Vice President Mike Pence won his first debate against Sen. Kamala Harris, D-Calif., according to liberal commentator Matthew Yglesias.
Yglesias argued in a column for Vox that although Pence’s hand was “weak,” he “outperformed” Harris by a wide margin.
He said the vice president successfully spinned tough questions and focused them back on “popular Republican positions and unpopular Democratic ones — positioning the Trump/Pence ticket as the moderate choice compared to Biden/Harris, which he cast as a radical and risky alternative.”
Both Harris and Pence managed to avoid giving substantive answers to just about every question moderator Susan Page asked them.
But Pence, unlike Harris, did so with skill, Yglesias said.
For example, Page’s question on whether Pence would “ban all abortions” if Roe v. Wade were overturned did not shake Pence. He simply chose to ignore it, and instead jabbed Harris for vilifying Supreme Court Justice Brett Kavanaugh during his confirmation process, and pointing out that Democrats have already begun doing this exact same thing to Supreme Court nominee Amy Coney Barrett.
Harris could have pressed Pence in her response, but she did not, according to Yglesias.
Instead, she attacked Barrett’s nomination, which led Pence to ask Harris about court-packing, a radical policy that is deeply unpopular among a plurality of voters. Harris couldn’t answer that question either, but she also couldn’t turn the conversation away from it, said Yglesias.

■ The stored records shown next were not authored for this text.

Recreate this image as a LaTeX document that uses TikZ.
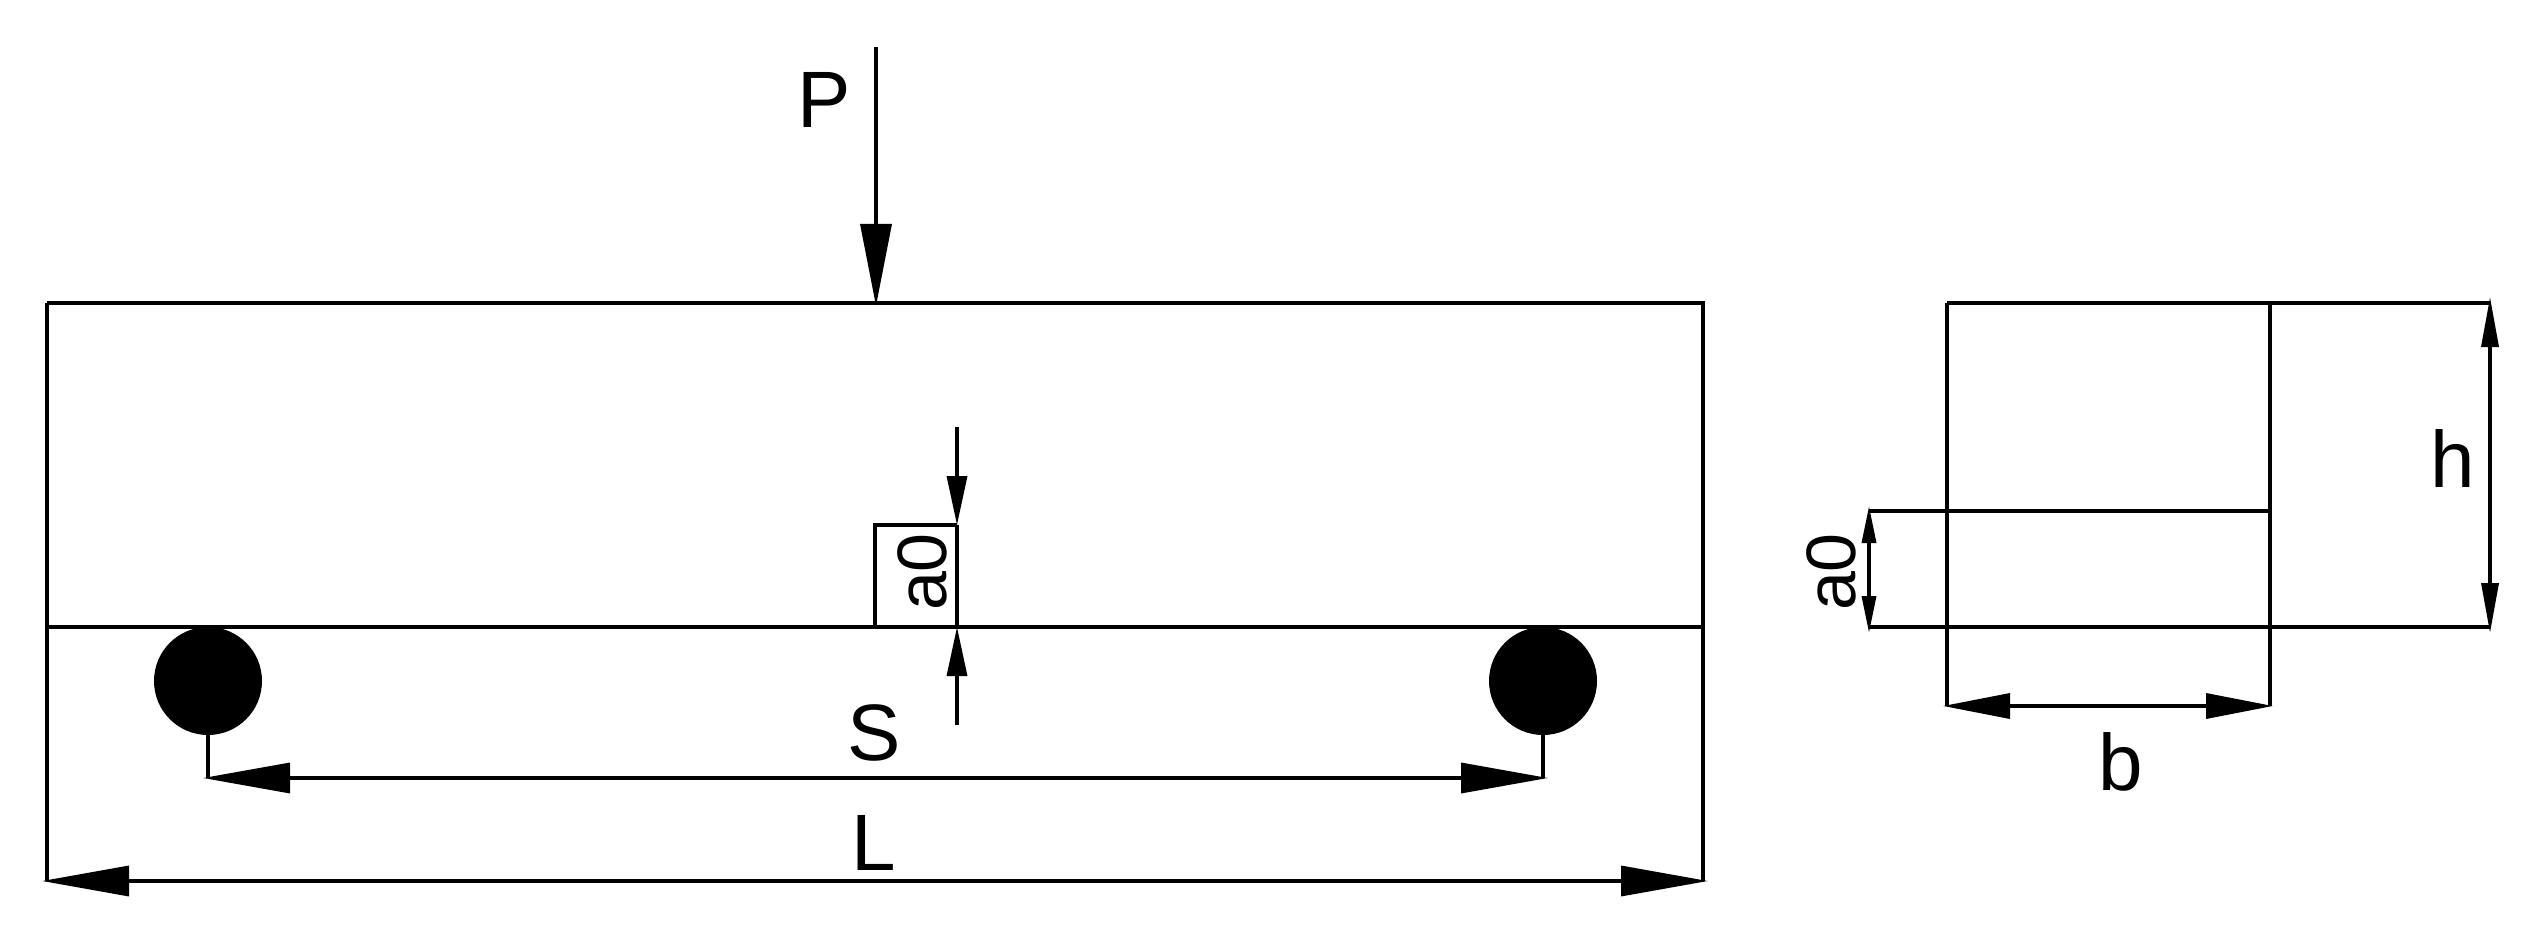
\documentclass[tikz,border=0pt]{standalone}
\usepackage{fontspec}
\setmainfont{Liberation Sans}
\newfontfamily\lblfont{Liberation Sans}
\usetikzlibrary{arrows.meta}
\tikzset{
  ln/.style={line width=3.4pt,black},
  big/.style={ln,{Triangle[length=87pt,width=30pt]}-{Triangle[length=87pt,width=30pt]}},
  force/.style={ln,-{Triangle[length=82pt,width=31pt]}},
  small/.style={ln,-{Triangle[length=49pt,width=20pt]}},
  bdim/.style={ln,{Triangle[length=67pt,width=25pt]}-{Triangle[length=67pt,width=25pt]}},
  hdim/.style={ln,{Triangle[length=50pt,width=17pt]}-{Triangle[length=50pt,width=17pt]}},
  adim/.style={ln,{Triangle[length=37pt,width=14pt]}-{Triangle[length=37pt,width=14pt]}},
  lab/.style={inner sep=0pt,font=\lblfont\fontsize{80}{90}\selectfont},
  slab/.style={inner sep=0pt,font=\lblfont\fontsize{70}{80}\selectfont,rotate=90},
  roller/.style={circle,fill=black,draw=none,inner sep=0pt,minimum size=108pt}
}
\begin{document}
\begin{tikzpicture}[x=1pt,y=-1pt]
\useasboundingbox (0,0) rectangle (2543,925);
% named points
\coordinate (Ptop) at (876,47);
\coordinate (Pbot) at (876,306);
\coordinate (TL) at (47,303);
\coordinate (TR) at (1703,303);
\coordinate (BL) at (47,627);
\coordinate (BR) at (1703,627);
\coordinate (VLb) at (47,881);
\coordinate (VRb) at (1703,881);
\coordinate (LL) at (42,881);
\coordinate (LR) at (1708,881);
\coordinate (SL) at (208,778);
\coordinate (SR) at (1543,778);
\coordinate (STL) at (203,778);
\coordinate (STR) at (1548,778);
\coordinate (NL) at (875,627);
\coordinate (NTL) at (875,525);
\coordinate (NTR) at (957,525);
\coordinate (NBR) at (957,627);
\coordinate (Aup) at (957,427);
\coordinate (Adn) at (957,725);
\coordinate (XTL) at (1947,303);
\coordinate (XTM) at (2270,303);
\coordinate (XTR) at (2490,303);
\coordinate (XBL) at (1869,627);
\coordinate (XBR) at (2490,627);
\coordinate (XML) at (1869,511);
\coordinate (XMR) at (2270,511);
\coordinate (XDL) at (1947,706);
\coordinate (XDR) at (2270,706);
\coordinate (BTL) at (1943,706);
\coordinate (BTR) at (2273,706);
\coordinate (HT) at (2490,297);
\coordinate (HB) at (2490,633);
\coordinate (AT) at (1869,506);
\coordinate (AB) at (1869,633);
% beam
\draw[ln] (TL) -- (TR) -- (VRb);
\draw[ln] (TL) -- (VLb);
\draw[ln] (BL) -- (BR);
\draw[ln] (NL) -- (NTL) -- (NTR);
\draw[ln] (NTR) -- (NBR);
% rollers
\node[roller] (R1) at (208,681) {};
\node[roller] (R2) at (1543,681) {};
\draw[ln] (R1.south) -- (SL);
\draw[ln] (R2.south) -- (SR);
% dimension arrows
\draw[force] (Ptop) -- (Pbot);
\draw[small] (Aup) -- (NTR);
\draw[small] (Adn) -- (NBR);
\draw[big] (STL) -- (STR);
\draw[big] (LL) -- (LR);
% section
\draw[ln] (XTL) -- (XTR);
\draw[ln] (XBL) -- (XBR);
\draw[ln] (XML) -- (XMR);
\draw[ln] (XTL) -- (XDL);
\draw[ln] (XTM) -- (XDR);
\draw[bdim] (BTL) -- (BTR);
\draw[hdim] (HT) -- (HB);
\draw[adim] (AT) -- (AB);
% labels
\node[lab] (lP) at (824,100) {P};
\node[lab] (lS) at (874,733) {S};
\node[lab] (lL) at (874,843) {L};
\node[lab] (lh) at (2453,459) {h};
\node[lab] (lb) at (2121,762) {b};
\node[slab] (la1) at (922,572) {a0};
\node[slab] (la2) at (1831,572) {a0};
\end{tikzpicture}
\end{document}
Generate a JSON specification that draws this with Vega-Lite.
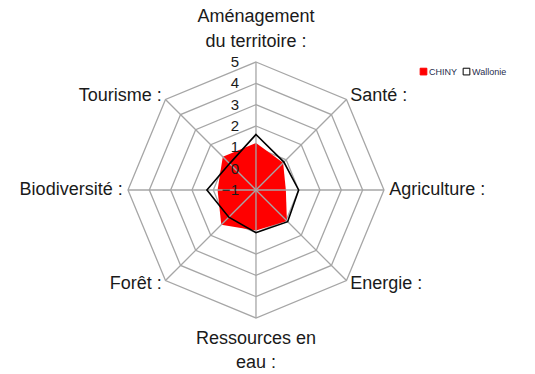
{
  "$schema": "https://vega.github.io/schema/vega-lite/v6.json",
  "width": 535,
  "height": 374,
  "autosize": {"type": "none"},
  "padding": 0,
  "background": "white",
  "config": {"view": {"stroke": null}},
  "datasets": {
    "scores": [
      {"series": "CHINY", "axis": "Aménagement du territoire", "idx": 0, "value": 1.2},
      {"series": "CHINY", "axis": "Santé", "idx": 1, "value": 0.8},
      {"series": "CHINY", "axis": "Agriculture", "idx": 2, "value": 0.4},
      {"series": "CHINY", "axis": "Energie", "idx": 3, "value": 1.05},
      {"series": "CHINY", "axis": "Ressources en eau", "idx": 4, "value": 0.9},
      {"series": "CHINY", "axis": "Forêt", "idx": 5, "value": 1.3},
      {"series": "CHINY", "axis": "Biodiversité", "idx": 6, "value": 0.8},
      {"series": "CHINY", "axis": "Tourisme", "idx": 7, "value": 1.2},
      {"series": "Wallonie", "axis": "Aménagement du territoire", "idx": 0, "value": 1.6},
      {"series": "Wallonie", "axis": "Santé", "idx": 1, "value": 0.85},
      {"series": "Wallonie", "axis": "Agriculture", "idx": 2, "value": 1.0},
      {"series": "Wallonie", "axis": "Energie", "idx": 3, "value": 1.1},
      {"series": "Wallonie", "axis": "Ressources en eau", "idx": 4, "value": 1.0},
      {"series": "Wallonie", "axis": "Forêt", "idx": 5, "value": 0.8},
      {"series": "Wallonie", "axis": "Biodiversité", "idx": 6, "value": 1.3},
      {"series": "Wallonie", "axis": "Tourisme", "idx": 7, "value": 0.75}
    ],
    "axes": [
      {"idx": 0, "label": "Aménagement\ndu territoire :"},
      {"idx": 1, "label": "Santé :"},
      {"idx": 2, "label": "Agriculture :"},
      {"idx": 3, "label": "Energie :"},
      {"idx": 4, "label": "Ressources en\neau :"},
      {"idx": 5, "label": "Forêt :"},
      {"idx": 6, "label": "Biodiversité :"},
      {"idx": 7, "label": "Tourisme :"}
    ],
    "rings": [
      {"v": -1, "idx": [0, 1, 2, 3, 4, 5, 6, 7]},
      {"v": 0, "idx": [0, 1, 2, 3, 4, 5, 6, 7]},
      {"v": 1, "idx": [0, 1, 2, 3, 4, 5, 6, 7]},
      {"v": 2, "idx": [0, 1, 2, 3, 4, 5, 6, 7]},
      {"v": 3, "idx": [0, 1, 2, 3, 4, 5, 6, 7]},
      {"v": 4, "idx": [0, 1, 2, 3, 4, 5, 6, 7]},
      {"v": 5, "idx": [0, 1, 2, 3, 4, 5, 6, 7]}
    ]
  },
  "layer": [
    {
      "data": {"name": "rings"},
      "transform": [
        {"filter": "datum.v >= 0"},
        {"flatten": ["idx"]},
        {"calculate": "datum.v + 1", "as": "r"},
        {"calculate": "datum.r * sin(datum.idx * PI / 4)", "as": "x"},
        {"calculate": "datum.r * cos(datum.idx * PI / 4)", "as": "y"}
      ],
      "mark": {"type": "line", "interpolate": "linear-closed", "stroke": "#a6a6a6", "strokeWidth": 1.3},
      "encoding": {
        "x": {"field": "x", "type": "quantitative", "scale": {"domain": [-12, 13.08], "nice": false, "zero": false}, "axis": null},
        "y": {"field": "y", "type": "quantitative", "scale": {"domain": [-8.625, 8.906], "nice": false, "zero": false}, "axis": null},
        "detail": {"field": "v", "type": "nominal"},
        "order": {"field": "idx", "type": "quantitative"}
      }
    },
    {
      "data": {"name": "scores"},
      "transform": [
        {"filter": "datum.series === 'CHINY'"},
        {"calculate": "datum.value + 1", "as": "r"},
        {"calculate": "datum.r * sin(datum.idx * PI / 4)", "as": "x"},
        {"calculate": "datum.r * cos(datum.idx * PI / 4)", "as": "y"}
      ],
      "mark": {"type": "line", "interpolate": "linear-closed", "strokeWidth": 0, "fillOpacity": 1},
      "encoding": {
        "x": {"field": "x", "type": "quantitative", "scale": {"domain": [-12, 13.08], "nice": false, "zero": false}, "axis": null},
        "y": {"field": "y", "type": "quantitative", "scale": {"domain": [-8.625, 8.906], "nice": false, "zero": false}, "axis": null},
        "order": {"field": "idx", "type": "quantitative"},
        "fill": {
          "field": "series", "type": "nominal",
          "scale": {"domain": ["CHINY", "Wallonie"], "range": ["#ff0000", "#ffffff"]},
          "legend": {"orient": "none", "legendX": 419, "legendY": 67, "direction": "horizontal", "title": null, "symbolType": "square", "symbolSize": 45, "symbolStrokeWidth": 1, "labelFontSize": 9, "labelFont": "Liberation Sans", "labelColor": "#1f2d4d", "columnPadding": 3, "labelOffset": 1}
        }
      }
    },
    {
      "data": {"name": "axes"},
      "transform": [
        {"calculate": "0", "as": "cx"},
        {"calculate": "0", "as": "cy"},
        {"calculate": "6 * sin(datum.idx * PI / 4)", "as": "ex"},
        {"calculate": "6 * cos(datum.idx * PI / 4)", "as": "ey"}
      ],
      "mark": {"type": "rule", "stroke": "#a6a6a6", "strokeWidth": 1.3},
      "encoding": {
        "x": {"field": "cx", "type": "quantitative", "scale": {"domain": [-12, 13.08], "nice": false, "zero": false}, "axis": null},
        "y": {"field": "cy", "type": "quantitative", "scale": {"domain": [-8.625, 8.906], "nice": false, "zero": false}, "axis": null},
        "x2": {"field": "ex"},
        "y2": {"field": "ey"}
      }
    },
    {
      "data": {"name": "scores"},
      "transform": [
        {"filter": "datum.series === 'Wallonie'"},
        {"calculate": "datum.value + 1", "as": "r"},
        {"calculate": "datum.r * sin(datum.idx * PI / 4)", "as": "x"},
        {"calculate": "datum.r * cos(datum.idx * PI / 4)", "as": "y"}
      ],
      "mark": {"type": "line", "interpolate": "linear-closed", "strokeWidth": 1.6},
      "encoding": {
        "x": {"field": "x", "type": "quantitative", "scale": {"domain": [-12, 13.08], "nice": false, "zero": false}, "axis": null},
        "y": {"field": "y", "type": "quantitative", "scale": {"domain": [-8.625, 8.906], "nice": false, "zero": false}, "axis": null},
        "order": {"field": "idx", "type": "quantitative"},
        "stroke": {
          "field": "series", "type": "nominal",
          "scale": {"domain": ["CHINY", "Wallonie"], "range": ["#ff0000", "#000000"]},
          "legend": {"orient": "none", "legendX": 419, "legendY": 67, "direction": "horizontal", "title": null, "symbolType": "square", "symbolSize": 45, "symbolStrokeWidth": 1, "labelFontSize": 9, "labelFont": "Liberation Sans", "labelColor": "#1f2d4d", "columnPadding": 3, "labelOffset": 1}
        }
      }
    },
    {
      "data": {"name": "rings"},
      "transform": [
        {"calculate": "datum.v + 1", "as": "r"},
        {"calculate": "0", "as": "cx"}
      ],
      "mark": {"type": "text", "align": "right", "baseline": "middle", "dx": -17, "font": "Liberation Sans", "fontSize": 15, "color": "#1a1a1a"},
      "encoding": {
        "x": {"field": "cx", "type": "quantitative", "scale": {"domain": [-12, 13.08], "nice": false, "zero": false}, "axis": null},
        "y": {"field": "r", "type": "quantitative", "scale": {"domain": [-8.625, 8.906], "nice": false, "zero": false}, "axis": null},
        "text": {"field": "v", "type": "quantitative"}
      }
    },
    {
      "data": {"name": "axes"},
      "transform": [
        {"filter": "datum.idx >= 1 && datum.idx <= 3"},
        {"calculate": "6.25 * sin(datum.idx * PI / 4)", "as": "lx"},
        {"calculate": "6.25 * cos(datum.idx * PI / 4)", "as": "ly"}
      ],
      "mark": {"type": "text", "align": "left", "baseline": "middle", "font": "Liberation Sans", "fontSize": 18, "color": "#1a1a1a"},
      "encoding": {
        "x": {"field": "lx", "type": "quantitative", "scale": {"domain": [-12, 13.08], "nice": false, "zero": false}, "axis": null},
        "y": {"field": "ly", "type": "quantitative", "scale": {"domain": [-8.625, 8.906], "nice": false, "zero": false}, "axis": null},
        "text": {"field": "label", "type": "nominal"}
      }
    },
    {
      "data": {"name": "axes"},
      "transform": [
        {"filter": "datum.idx >= 5"},
        {"calculate": "6.25 * sin(datum.idx * PI / 4)", "as": "lx"},
        {"calculate": "6.25 * cos(datum.idx * PI / 4)", "as": "ly"}
      ],
      "mark": {"type": "text", "align": "right", "baseline": "middle", "font": "Liberation Sans", "fontSize": 18, "color": "#1a1a1a"},
      "encoding": {
        "x": {"field": "lx", "type": "quantitative", "scale": {"domain": [-12, 13.08], "nice": false, "zero": false}, "axis": null},
        "y": {"field": "ly", "type": "quantitative", "scale": {"domain": [-8.625, 8.906], "nice": false, "zero": false}, "axis": null},
        "text": {"field": "label", "type": "nominal"}
      }
    },
    {
      "data": {"name": "axes"},
      "transform": [
        {"filter": "datum.idx === 0"},
        {"calculate": "6.25 * sin(datum.idx * PI / 4)", "as": "lx"},
        {"calculate": "6.25 * cos(datum.idx * PI / 4)", "as": "ly"}
      ],
      "mark": {"type": "text", "align": "center", "baseline": "top", "lineBreak": "\n", "lineHeight": 25, "dy": -49, "font": "Liberation Sans", "fontSize": 18, "color": "#1a1a1a"},
      "encoding": {
        "x": {"field": "lx", "type": "quantitative", "scale": {"domain": [-12, 13.08], "nice": false, "zero": false}, "axis": null},
        "y": {"field": "ly", "type": "quantitative", "scale": {"domain": [-8.625, 8.906], "nice": false, "zero": false}, "axis": null},
        "text": {"field": "label", "type": "nominal"}
      }
    },
    {
      "data": {"name": "axes"},
      "transform": [
        {"filter": "datum.idx === 4"},
        {"calculate": "6.25 * sin(datum.idx * PI / 4)", "as": "lx"},
        {"calculate": "6.25 * cos(datum.idx * PI / 4)", "as": "ly"}
      ],
      "mark": {"type": "text", "align": "center", "baseline": "top", "lineBreak": "\n", "lineHeight": 24, "dy": 7, "font": "Liberation Sans", "fontSize": 18, "color": "#1a1a1a"},
      "encoding": {
        "x": {"field": "lx", "type": "quantitative", "scale": {"domain": [-12, 13.08], "nice": false, "zero": false}, "axis": null},
        "y": {"field": "ly", "type": "quantitative", "scale": {"domain": [-8.625, 8.906], "nice": false, "zero": false}, "axis": null},
        "text": {"field": "label", "type": "nominal"}
      }
    }
  ]
}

Pence also won in an exchange about the Trump administration’s 2017 tax cuts, Yglesias said. Harris could have hit Pence for “enriching the wealthiest” Americans, but she failed to do so, he argued.
Pence, however, successfully “hewed to the talking point that the average family of four saved $2,000 a year” because of the tax cuts, and continued to point out that Biden “promised to repeal the Trump tax cuts, thus raising taxes on everyone.”
This was the pattern throughout the entire debate, Yglesias noted. Harris failed to explain Biden’s positions, and failed to point out what was wrong with Trump’s. Pence, however, successfully “downplayed Trump’s failures” by pointing to Biden’s, Yglesias explained.
“What Harris did instead was repeatedly get visibly annoyed at the way Pence would go over time, attack her or Biden in dishonest ways, or misrepresent his own record,” Yglesias wrote, referencing Harris’s constant sneering and laughing.
Yglesias attributed Harris’s failures during the debate to her lack of experience with normal, moderate voters.
“Harris is a donor favorite and the likely future of Democratic Party politics. But having come up in California, she has essentially no experience with running races where she needs to appeal to moderate cross-pressured voters,” he wrote.
“Pence has also spent his entire career running in a safe House seat and then statewide in a very red state,” he concluded. “But somewhere along the way, he has picked up the knack for focusing on his good issues and downplaying his bad ones. Harris hasn’t, and it showed.”